INPUT ROWS =
>> Begin

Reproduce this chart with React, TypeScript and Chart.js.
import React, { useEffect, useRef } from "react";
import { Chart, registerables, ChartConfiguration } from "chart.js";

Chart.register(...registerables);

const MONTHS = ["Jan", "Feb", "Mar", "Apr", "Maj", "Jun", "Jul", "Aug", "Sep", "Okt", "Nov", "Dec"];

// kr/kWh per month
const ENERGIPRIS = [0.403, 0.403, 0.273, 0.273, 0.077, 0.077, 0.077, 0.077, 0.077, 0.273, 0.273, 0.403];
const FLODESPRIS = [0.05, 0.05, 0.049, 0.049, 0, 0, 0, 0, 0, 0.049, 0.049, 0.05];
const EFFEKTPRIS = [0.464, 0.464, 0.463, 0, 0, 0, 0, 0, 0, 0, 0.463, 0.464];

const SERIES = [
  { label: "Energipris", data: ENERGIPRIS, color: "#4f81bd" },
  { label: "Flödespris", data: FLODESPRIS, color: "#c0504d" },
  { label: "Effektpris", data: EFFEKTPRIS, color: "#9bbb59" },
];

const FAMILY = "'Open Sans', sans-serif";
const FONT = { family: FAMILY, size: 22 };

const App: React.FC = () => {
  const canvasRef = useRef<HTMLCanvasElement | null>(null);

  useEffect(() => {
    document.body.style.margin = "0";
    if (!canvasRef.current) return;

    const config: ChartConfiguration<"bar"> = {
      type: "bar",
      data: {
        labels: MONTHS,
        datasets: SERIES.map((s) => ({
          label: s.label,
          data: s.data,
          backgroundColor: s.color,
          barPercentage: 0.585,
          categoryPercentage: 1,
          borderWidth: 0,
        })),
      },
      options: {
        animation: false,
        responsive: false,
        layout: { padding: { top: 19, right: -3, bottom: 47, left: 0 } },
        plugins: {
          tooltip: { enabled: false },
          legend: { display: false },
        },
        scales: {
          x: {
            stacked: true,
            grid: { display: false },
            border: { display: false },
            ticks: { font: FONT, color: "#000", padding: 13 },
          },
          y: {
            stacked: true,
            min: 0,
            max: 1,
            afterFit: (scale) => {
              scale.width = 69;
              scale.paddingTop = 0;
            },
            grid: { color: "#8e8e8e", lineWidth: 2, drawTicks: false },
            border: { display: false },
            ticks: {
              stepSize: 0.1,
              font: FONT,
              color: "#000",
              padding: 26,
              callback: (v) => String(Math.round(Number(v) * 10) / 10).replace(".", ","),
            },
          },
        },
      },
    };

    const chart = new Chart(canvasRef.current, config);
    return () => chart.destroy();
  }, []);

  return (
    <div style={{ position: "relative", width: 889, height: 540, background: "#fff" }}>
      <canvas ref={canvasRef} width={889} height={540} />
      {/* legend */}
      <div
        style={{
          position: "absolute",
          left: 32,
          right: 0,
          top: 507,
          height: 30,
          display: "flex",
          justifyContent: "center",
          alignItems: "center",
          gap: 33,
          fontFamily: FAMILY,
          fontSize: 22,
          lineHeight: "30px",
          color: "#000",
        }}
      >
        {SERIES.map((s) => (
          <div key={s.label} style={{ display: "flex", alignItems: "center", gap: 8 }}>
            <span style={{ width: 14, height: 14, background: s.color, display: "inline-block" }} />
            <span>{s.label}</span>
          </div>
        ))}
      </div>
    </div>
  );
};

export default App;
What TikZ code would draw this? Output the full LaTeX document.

>> End
>> Begin

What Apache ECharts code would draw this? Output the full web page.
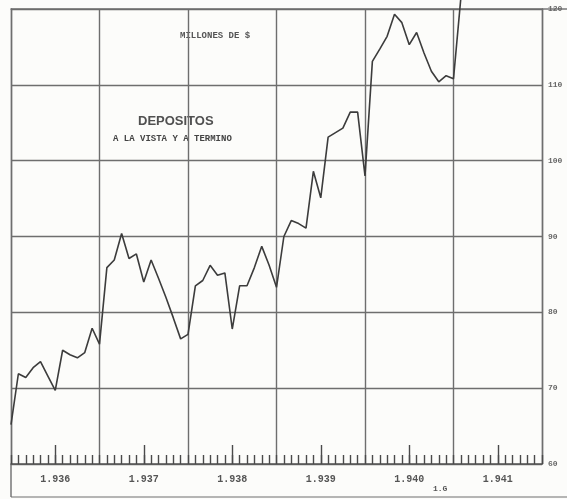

>> End
>> Begin

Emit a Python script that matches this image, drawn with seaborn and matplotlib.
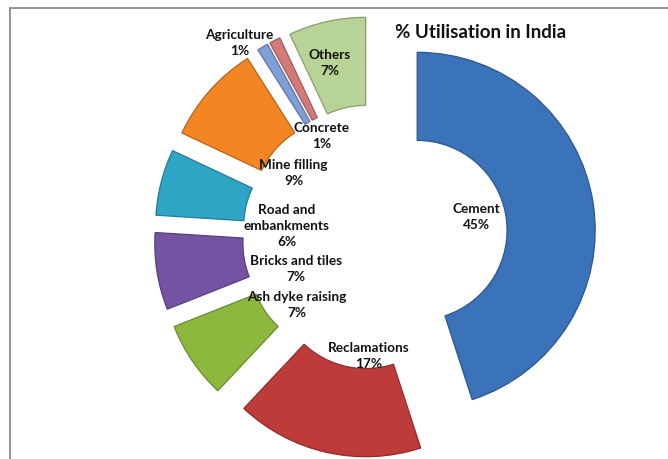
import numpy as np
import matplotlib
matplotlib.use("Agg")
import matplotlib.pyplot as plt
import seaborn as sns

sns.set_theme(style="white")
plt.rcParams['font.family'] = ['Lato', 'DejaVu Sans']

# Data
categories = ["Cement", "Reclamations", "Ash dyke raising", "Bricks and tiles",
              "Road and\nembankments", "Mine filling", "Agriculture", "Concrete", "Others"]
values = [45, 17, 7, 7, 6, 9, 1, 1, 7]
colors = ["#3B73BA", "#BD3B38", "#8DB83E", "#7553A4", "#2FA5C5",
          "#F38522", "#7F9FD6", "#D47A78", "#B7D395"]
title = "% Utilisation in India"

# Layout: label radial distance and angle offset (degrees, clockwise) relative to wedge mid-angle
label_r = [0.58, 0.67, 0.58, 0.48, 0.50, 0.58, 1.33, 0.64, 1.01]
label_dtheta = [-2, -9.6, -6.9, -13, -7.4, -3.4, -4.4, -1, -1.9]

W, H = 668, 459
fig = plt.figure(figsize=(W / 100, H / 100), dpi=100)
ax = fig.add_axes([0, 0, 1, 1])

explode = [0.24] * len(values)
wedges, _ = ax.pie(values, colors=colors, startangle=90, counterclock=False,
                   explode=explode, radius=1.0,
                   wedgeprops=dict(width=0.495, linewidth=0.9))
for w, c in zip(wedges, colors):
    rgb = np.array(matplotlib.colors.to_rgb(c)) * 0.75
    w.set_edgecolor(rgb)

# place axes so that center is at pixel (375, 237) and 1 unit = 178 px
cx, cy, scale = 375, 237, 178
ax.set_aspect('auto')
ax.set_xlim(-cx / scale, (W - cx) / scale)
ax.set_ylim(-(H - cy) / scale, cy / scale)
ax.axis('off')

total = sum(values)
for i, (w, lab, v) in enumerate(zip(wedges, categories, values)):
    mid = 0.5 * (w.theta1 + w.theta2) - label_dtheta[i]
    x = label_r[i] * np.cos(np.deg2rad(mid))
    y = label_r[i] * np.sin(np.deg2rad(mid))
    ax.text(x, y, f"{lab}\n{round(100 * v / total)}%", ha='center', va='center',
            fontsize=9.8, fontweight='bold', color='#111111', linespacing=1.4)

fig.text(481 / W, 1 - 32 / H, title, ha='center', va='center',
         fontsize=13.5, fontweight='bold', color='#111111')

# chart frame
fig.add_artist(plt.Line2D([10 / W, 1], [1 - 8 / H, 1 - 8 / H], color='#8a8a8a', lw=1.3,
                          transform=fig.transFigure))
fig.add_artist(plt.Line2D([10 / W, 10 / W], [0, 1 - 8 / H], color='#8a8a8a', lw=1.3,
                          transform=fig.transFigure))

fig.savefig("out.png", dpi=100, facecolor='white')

>> End

Extract exactly and only the lines above from the line containing "Reproduce this chart" through the line containing "if (!canvasRef.current) return;", both end lines included.

FULL SOLUTION =
Reproduce this chart with React, TypeScript and Chart.js.
import React, { useEffect, useRef } from "react";
import { Chart, registerables, ChartConfiguration } from "chart.js";

Chart.register(...registerables);

const MONTHS = ["Jan", "Feb", "Mar", "Apr", "Maj", "Jun", "Jul", "Aug", "Sep", "Okt", "Nov", "Dec"];

// kr/kWh per month
const ENERGIPRIS = [0.403, 0.403, 0.273, 0.273, 0.077, 0.077, 0.077, 0.077, 0.077, 0.273, 0.273, 0.403];
const FLODESPRIS = [0.05, 0.05, 0.049, 0.049, 0, 0, 0, 0, 0, 0.049, 0.049, 0.05];
const EFFEKTPRIS = [0.464, 0.464, 0.463, 0, 0, 0, 0, 0, 0, 0, 0.463, 0.464];

const SERIES = [
  { label: "Energipris", data: ENERGIPRIS, color: "#4f81bd" },
  { label: "Flödespris", data: FLODESPRIS, color: "#c0504d" },
  { label: "Effektpris", data: EFFEKTPRIS, color: "#9bbb59" },
];

const FAMILY = "'Open Sans', sans-serif";
const FONT = { family: FAMILY, size: 22 };

const App: React.FC = () => {
  const canvasRef = useRef<HTMLCanvasElement | null>(null);

  useEffect(() => {
    document.body.style.margin = "0";
    if (!canvasRef.current) return;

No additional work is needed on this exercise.